Him: "I don't like to take drugs. Like, of any kind."
Me: "What about Tylenol?"
Him: "Well, I'll take Advil."
On the way home, I deleted his numbers from my cell phone. God bless modern technology, when a person can be obliterated from your life with the press of a button. I wonder if he's deleted me, that crazy girl he went out with twice. He talked too much anyway.
When we were kids, my brother and I would have burping contests. I don't know why it took me so long to figure out that he was an unbeatable adversary. After all, he was eighteen months older than me, and so he'd had a year and a half more practice at being really disgusting. He could list all of the vowels in one long belch. "AEIOU," he'd burp, in a proud, triumphant grunt. It was hilarious and impressive. When he felt really ambitious, he'd aim for the whole alphabet, consonants and all.
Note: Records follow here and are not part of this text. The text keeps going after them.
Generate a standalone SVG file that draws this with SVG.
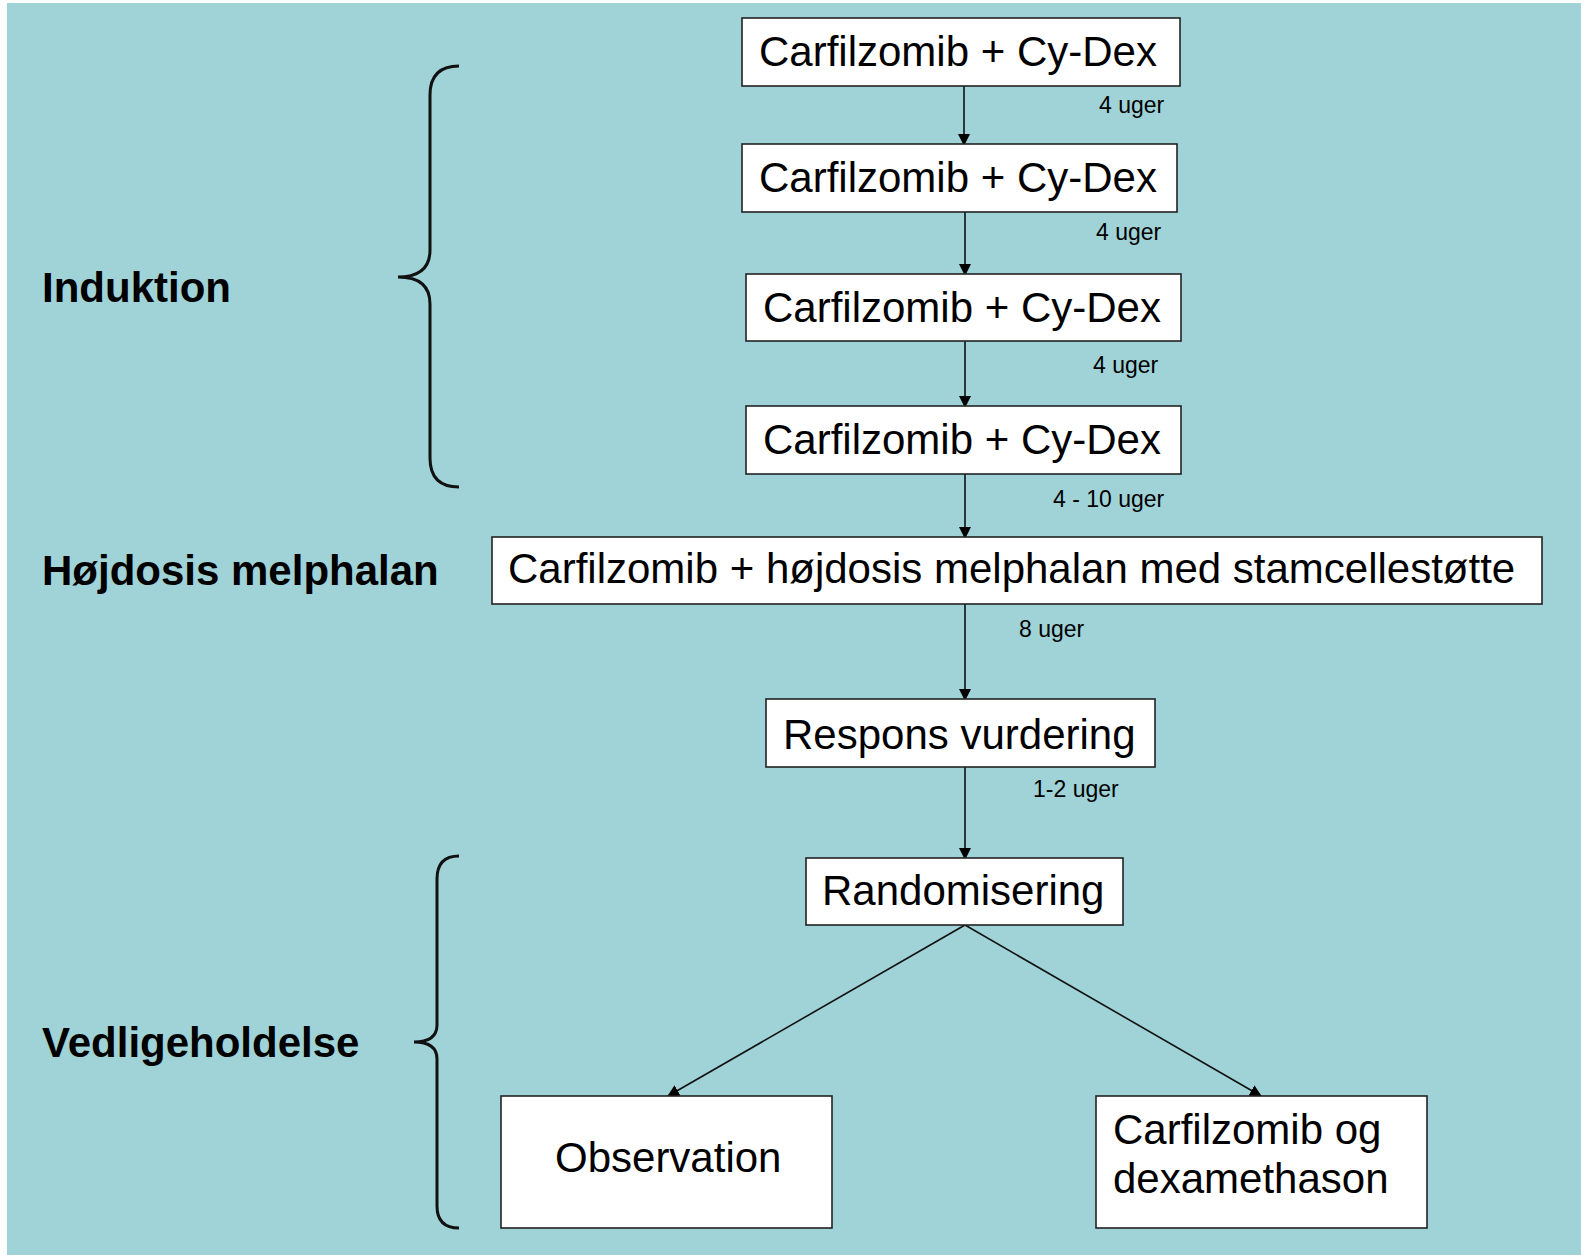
<svg xmlns="http://www.w3.org/2000/svg" width="1581" height="1255" viewBox="0 0 1581 1255">
<defs>
<style>
.box{fill:#ffffff;stroke:#222;stroke-width:1.6}
.t{font-family:"Liberation Sans",Arial,sans-serif;font-size:42px;fill:#000}
.lab{font-family:"Liberation Sans",Arial,sans-serif;font-size:42px;font-weight:bold;fill:#000}
.s{font-family:"Liberation Sans",Arial,sans-serif;font-size:23px;fill:#000}
.c{stroke:#111;stroke-width:1.6;fill:none;marker-end:url(#ah)}
.br{stroke:#111;stroke-width:3;fill:none}
</style>
<marker id="ah" markerWidth="12" markerHeight="12" refX="11" refY="6" orient="auto" markerUnits="userSpaceOnUse">
<path d="M0,0 L12,6 L0,12 Z" fill="#000"/>
</marker>
</defs>
<rect x="0" y="0" width="1581" height="1255" fill="#ffffff"/>
<rect x="7" y="3" width="1574" height="1252" fill="#9fd3d7"/>

<g id="connectors">
<line class="c" x1="964" y1="86" x2="964" y2="145"/>
<line class="c" x1="965" y1="212" x2="965" y2="275"/>
<line class="c" x1="965" y1="341" x2="965" y2="407"/>
<line class="c" x1="965" y1="474" x2="965" y2="538"/>
<line class="c" x1="965" y1="604" x2="965" y2="700"/>
<line class="c" x1="965" y1="767" x2="965" y2="859"/>
<line class="c" x1="965" y1="925" x2="668" y2="1096"/>
<line class="c" x1="965" y1="925" x2="1261" y2="1096"/>
<text class="s" x="1099" y="113">4 uger</text>
<text class="s" x="1096" y="240">4 uger</text>
<text class="s" x="1093" y="373">4 uger</text>
<text class="s" x="1053" y="507">4 - 10 uger</text>
<text class="s" x="1019" y="637">8 uger</text>
<text class="s" x="1033" y="797">1-2 uger</text>
</g>

<g id="brace-induktion">
<path class="br" d="M459,66 Q430,66 430,95 L430,250 Q430,277 398,277 Q430,277 430,304 L430,458 Q430,487 459,487"/>
</g>
<g id="brace-vedligeholdelse">
<path class="br" d="M459,856 Q437,856 437,879 L437,1025 Q437,1042 414,1042 Q437,1042 437,1059 L437,1206 Q437,1228 459,1228"/>
</g>

<g id="label-induktion"><text class="lab" x="42" y="302">Induktion</text></g>
<g id="label-hojdosis"><text class="lab" x="42" y="585">Højdosis melphalan</text></g>
<g id="label-vedligeholdelse"><text class="lab" x="42" y="1057">Vedligeholdelse</text></g>

<g id="node1"><rect class="box" x="742" y="18" width="438" height="68"/><text class="t" x="759" y="66">Carfilzomib + Cy-Dex</text></g>
<g id="node2"><rect class="box" x="742" y="144" width="435" height="68"/><text class="t" x="759" y="192">Carfilzomib + Cy-Dex</text></g>
<g id="node3"><rect class="box" x="746" y="274" width="435" height="67"/><text class="t" x="763" y="322">Carfilzomib + Cy-Dex</text></g>
<g id="node4"><rect class="box" x="746" y="406" width="435" height="68"/><text class="t" x="763" y="454">Carfilzomib + Cy-Dex</text></g>
<g id="node5"><rect class="box" x="492" y="537" width="1050" height="67"/><text class="t" x="508" y="583">Carfilzomib + højdosis melphalan med stamcellestøtte</text></g>
<g id="node6"><rect class="box" x="766" y="699" width="389" height="68"/><text class="t" x="783" y="749">Respons vurdering</text></g>
<g id="node7"><rect class="box" x="806" y="858" width="317" height="67"/><text class="t" x="822" y="905">Randomisering</text></g>
<g id="node8"><rect class="box" x="501" y="1096" width="331" height="132"/><text class="t" x="555" y="1172">Observation</text></g>
<g id="node9"><rect class="box" x="1096" y="1096" width="331" height="132"/><text class="t" x="1113" y="1144">Carfilzomib og</text><text class="t" x="1113" y="1193">dexamethason</text></g>
</svg>
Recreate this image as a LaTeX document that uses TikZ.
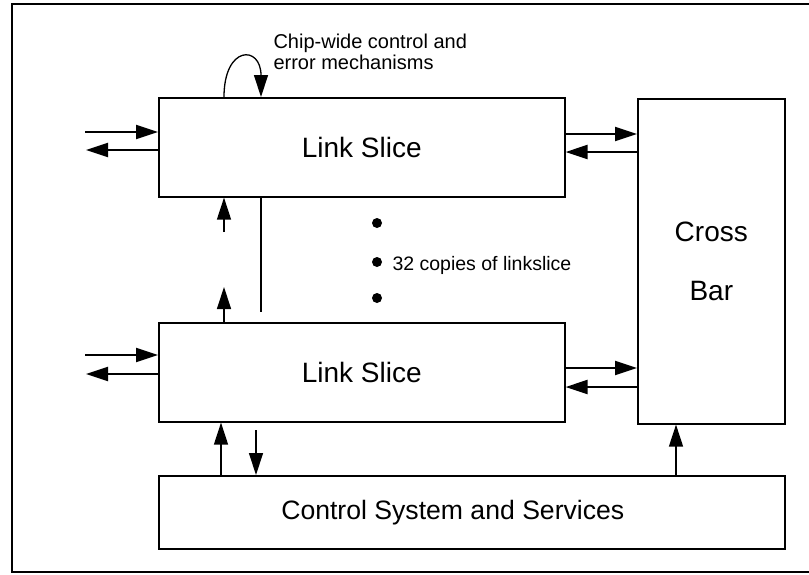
\documentclass[tikz,border=0pt]{standalone}
\usepackage{fontspec}
\setmainfont{Liberation Sans}
\usetikzlibrary{positioning, arrows.meta}

\tikzset{
  block/.style={draw, line width=1.6pt, inner sep=0pt, align=center,
    font=\fontsize{28}{31}\selectfont},
  bus/.style={line width=2.2pt, -{Triangle[length=22pt,width=14pt]}},
  sig/.style={line width=1.3pt, -{Triangle[length=22pt,width=14pt]}},
  dot/.style={circle, fill, inner sep=0pt, minimum size=10pt},
}

\begin{document}
\begin{tikzpicture}[x=1pt, y=-1pt]
    \useasboundingbox (0,0) rectangle (809,574);
    \draw[line width=1.2pt] (809,4) -- (12,4) -- (12,572) -- (809,572);

    % blocks
    \node[block, anchor=north west, minimum width=406pt, minimum height=99pt] (slice1) at (158,97) {Link Slice};
    \node[block, anchor=north west, minimum width=406pt, minimum height=99pt] (slice2) at (158,322) {Link Slice};
    \node[block, anchor=north west, minimum width=147pt, minimum height=325pt] (xbar) at (637,98) {Cross\\[28pt]Bar};
    \node[block, anchor=north west, minimum width=626pt, minimum height=73pt, font=\fontsize{26.6}{30}\selectfont] (ctrl) at (158,475) {\hspace*{-38pt}Control System and Services};

    % copies
    \node[dot] (d1) at (377,223) {};
    \node[dot] (d2) at (377,262) {};
    \node[dot] (d3) at (377,298) {};
    \node[anchor=west, font=\fontsize{19.5}{22}\selectfont] (copies) at (389,265) {32 copies of linkslice};

    % outside links
    \coordinate (in1) at (85,132);
    \coordinate (out1) at (86,150);
    \coordinate (in2) at (85,355);
    \coordinate (out2) at (86,374);
    \draw[bus] (in1) -- (in1 -| slice1.west);
    \draw[bus] (out1 -| slice1.west) -- (out1);
    \draw[bus] (in2) -- (in2 -| slice2.west);
    \draw[bus] (out2 -| slice2.west) -- (out2);

    % to the cross bar
    \draw[bus] (slice1.east |- 0,134) -- (xbar.west |- 0,134);
    \draw[bus] (xbar.west |- 0,152) -- (slice1.east |- 0,152);
    \draw[bus] (slice2.east |- 0,368) -- (xbar.west |- 0,368);
    \draw[bus] (xbar.west |- 0,387) -- (slice2.east |- 0,387);

    % between the slices
    \draw[sig] (224,232) -- (224,0 |- slice1.south);
    \draw[sig] (224,0 |- slice2.north) -- (224,287);
    \draw[line width=1.3pt] (261,0 |- slice1.south) -- (261,312);

    % control system
    \draw[sig] (221,0 |- ctrl.north) -- (221,0 |- slice2.south);
    \draw[sig] (256,430) -- (256,0 |- ctrl.north);
    \draw[sig] (676,0 |- ctrl.north) -- (676,0 |- xbar.south);

    % chip-wide
    \draw[sig] (224,0 |- slice1.north) .. controls (224,45) and (261,45) .. (261,0 |- slice1.north);
    \node[anchor=west, align=left, font=\fontsize{20}{21}\selectfont] (chip) at (270,52) {Chip-wide control and\\error mechanisms};
\end{tikzpicture}
\end{document}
He never got past "H," I don't think.
Got a call yesterday from a friend who talks so quickly, he exhausts me. I waited a full day to return the call,then silently reproached myself for being so intolerant of someone so dear to me. I wonder how he does it, though. Does he know how fast he's going, and for how long? I hung up the phone and rushed out the door, late – as usual – for my hair appointment. There, things seem to have returned to normal – friendly, affectionate -- with the boy who, just a week ago, gave me the "I fucked you over" hug.
I spent the day with my mother, who is almost a transformed person in the wake of this bullshit with Bob. Still somewhat manic, but not as crabby. It was strange to see Bob, but he looked good and we had a warm embrace when I arrived. I tried not to walk on eggshells, but the room was, after all, cluttered with them. The diploma for my M.A. had arrived in the mail, and I was surprised by how proud I felt holding it in my hands. More surprising was how genuinely proud Susan seemed. Have we broken new ground?
"Now I lay me down to sleep…" I used to recite it to myself as a child as I rubbed the soft pillowcase between my thumb and forefinger. "I pray the Lord my soul to keep…" We didn't have "religion" in my house, but I knew what it meant to pray. It was like wishing on an eyelash before Mom blew it from the palm of her hand. "If I should die before I wake…." I'd say my little prayer for life, peace, safety. There was plenty to fear. "I pray the Lord my soul to take." There still is.